When it comes to the most powerful computers in the world, the game is dominated by two players: the United States and China. In fact, of the top of five most powerful supercomputing sites on the planet, China owns the top two spots, with the U.S. holding the third, fourth, and fifth places on the list. By 2018, that top spot will belong to Japan, should the company’s plan to build the world’s fastest supercomputer not hit any snags along the way.
Reuters reports that Japan has budgeted $173 million to hold the supercomputing crown, and plans to build a machine capable of 130 petaflops, which will top China’s Sunway TaihuLight — with a max of just over 93 petaflops but theoretical peak of around 125 — to claim the crown of “world’s fastest.”
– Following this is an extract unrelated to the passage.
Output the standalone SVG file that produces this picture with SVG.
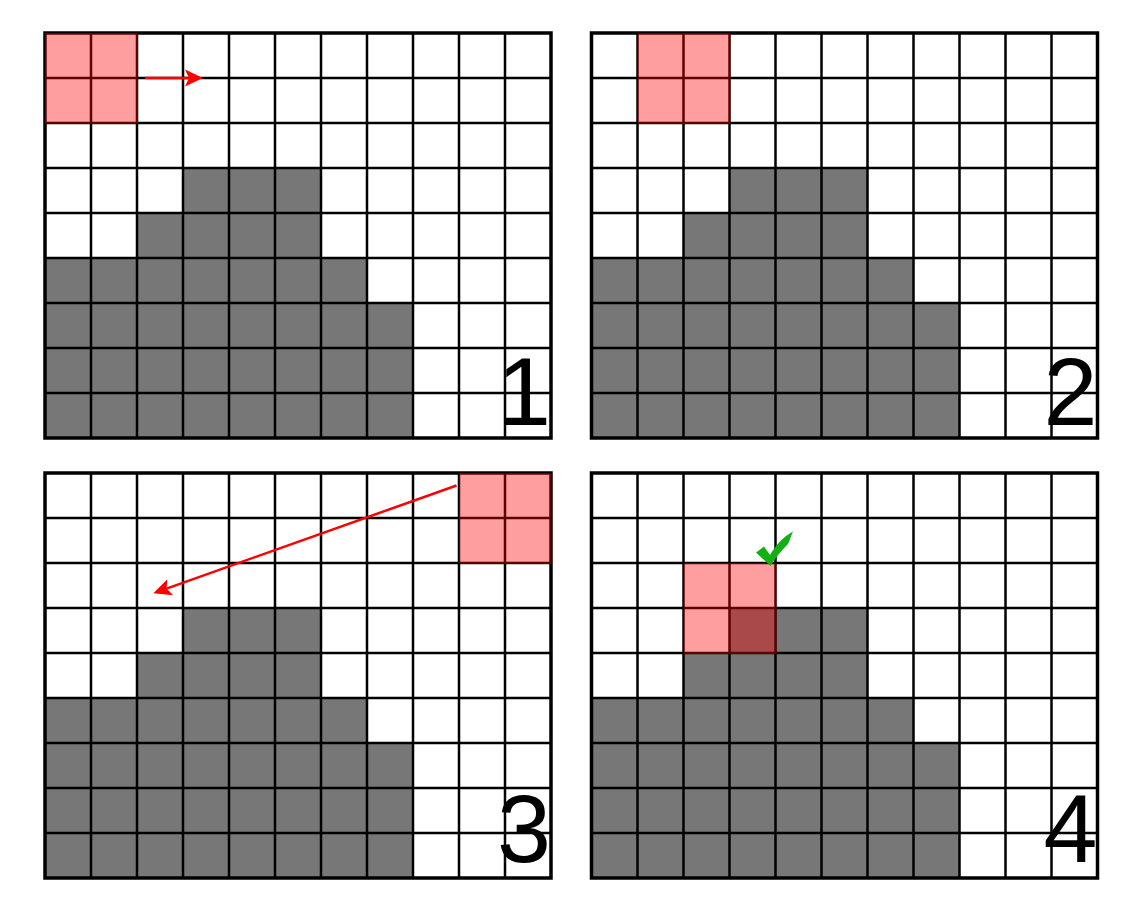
<svg xmlns="http://www.w3.org/2000/svg" xmlns:xlink="http://www.w3.org/1999/xlink" width="1138" height="911" viewBox="0 0 1138 911">
<style>
.bg{fill:#ffffff}
.solid{fill:#777777}
.gl{stroke:#000000;stroke-width:2.5;fill:none}
.border{stroke:#000000;stroke-width:3.5;fill:none}
.hl{fill:#ff0000;fill-opacity:0.38}
.num{font-family:"Liberation Sans",Arial,sans-serif;font-size:97px;fill:#000000;text-anchor:end}
.arrow{stroke:#ff0000;stroke-width:2.5;fill:none}
.check{fill:#12b012}
</style>
<defs>
<marker id="head" markerUnits="userSpaceOnUse" viewBox="0 -10 20 20" refX="4" refY="0" markerWidth="20" markerHeight="20" orient="auto">
<path d="M18,0 L0,-8.5 L4,0 L0,8.5 Z" fill="#ff0000"/>
</marker>
<g id="board">
<rect class="bg" x="0" y="0" width="506" height="405"/>
<path class="solid" d="M138,135 H276 V225 H322 V270 H368 V405 H0 V225 H92 V180 H138 Z"/>
<path class="gl" d="M46,0V405M92,0V405M138,0V405M184,0V405M230,0V405M276,0V405M322,0V405M368,0V405M414,0V405M460,0V405M0,45H506M0,90H506M0,135H506M0,180H506M0,225H506M0,270H506M0,315H506M0,360H506"/>
<rect class="border" x="0" y="0" width="506" height="405"/>
</g>
</defs>
<rect x="0" y="0" width="1138" height="911" fill="#ffffff"/>
<g id="panel1">
<use xlink:href="#board" href="#board" transform="translate(45,33)"/>
<rect class="hl" x="45" y="33" width="93" height="91"/>
<text class="num" x="551" y="425">1</text>
</g>
<g id="panel2">
<use xlink:href="#board" href="#board" transform="translate(591.5,33)"/>
<rect class="hl" x="637.5" y="33" width="93" height="91"/>
<text class="num" x="1097.5" y="425">2</text>
</g>
<g id="panel3">
<use xlink:href="#board" href="#board" transform="translate(45,473)"/>
<rect class="hl" x="459" y="473" width="92" height="91"/>
<text class="num" x="551" y="862">3</text>
</g>
<g id="panel4">
<use xlink:href="#board" href="#board" transform="translate(591.5,473)"/>
<rect class="hl" x="683.5" y="563" width="93" height="91"/>
<path class="check" d="M756,552.5 L764,546.5 L770,555 C776,545 783,537 793,531.5 C791,536 789.5,541 788,544 C781,551 775,558 770.5,566 Z"/>
<text class="num" x="1097.5" y="862">4</text>
</g>
<g id="connectors">
<line class="arrow" x1="145" y1="78" x2="189" y2="78" marker-end="url(#head)"/>
<line class="arrow" x1="456.5" y1="485.5" x2="166.5" y2="588.6" marker-end="url(#head)"/>
</g>
</svg>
Japan aims to use the project to revitalize its somewhat stagnant technology industry, which has stumbled in recent years while neighboring China has muscled into the scene.
The supercomputer project, which Japan has named AI Bridging Cloud Infrastructure, or ABCI for short, is currently seeking bids from manufacturers willing to take on the monumental task. ABCI is slated to be ready for action by 2018, when it will be used by Japan to boost its research into artificial intelligence platforms. The country also plans to provide the computer’s power to Japanese companies who currently rely on the likes of Google and Microsoft for their heavy data lifting, for fee, of course.
This won’t be Japan’s first venture into the world of supercomputing, of course, and the country holds the number six and seven spots on the chart behind China and the United States. However, the country’s fastest computer is rated at less than 14 petaflops, so jumping from that to 130 petaflops will definitely be an accomplishment.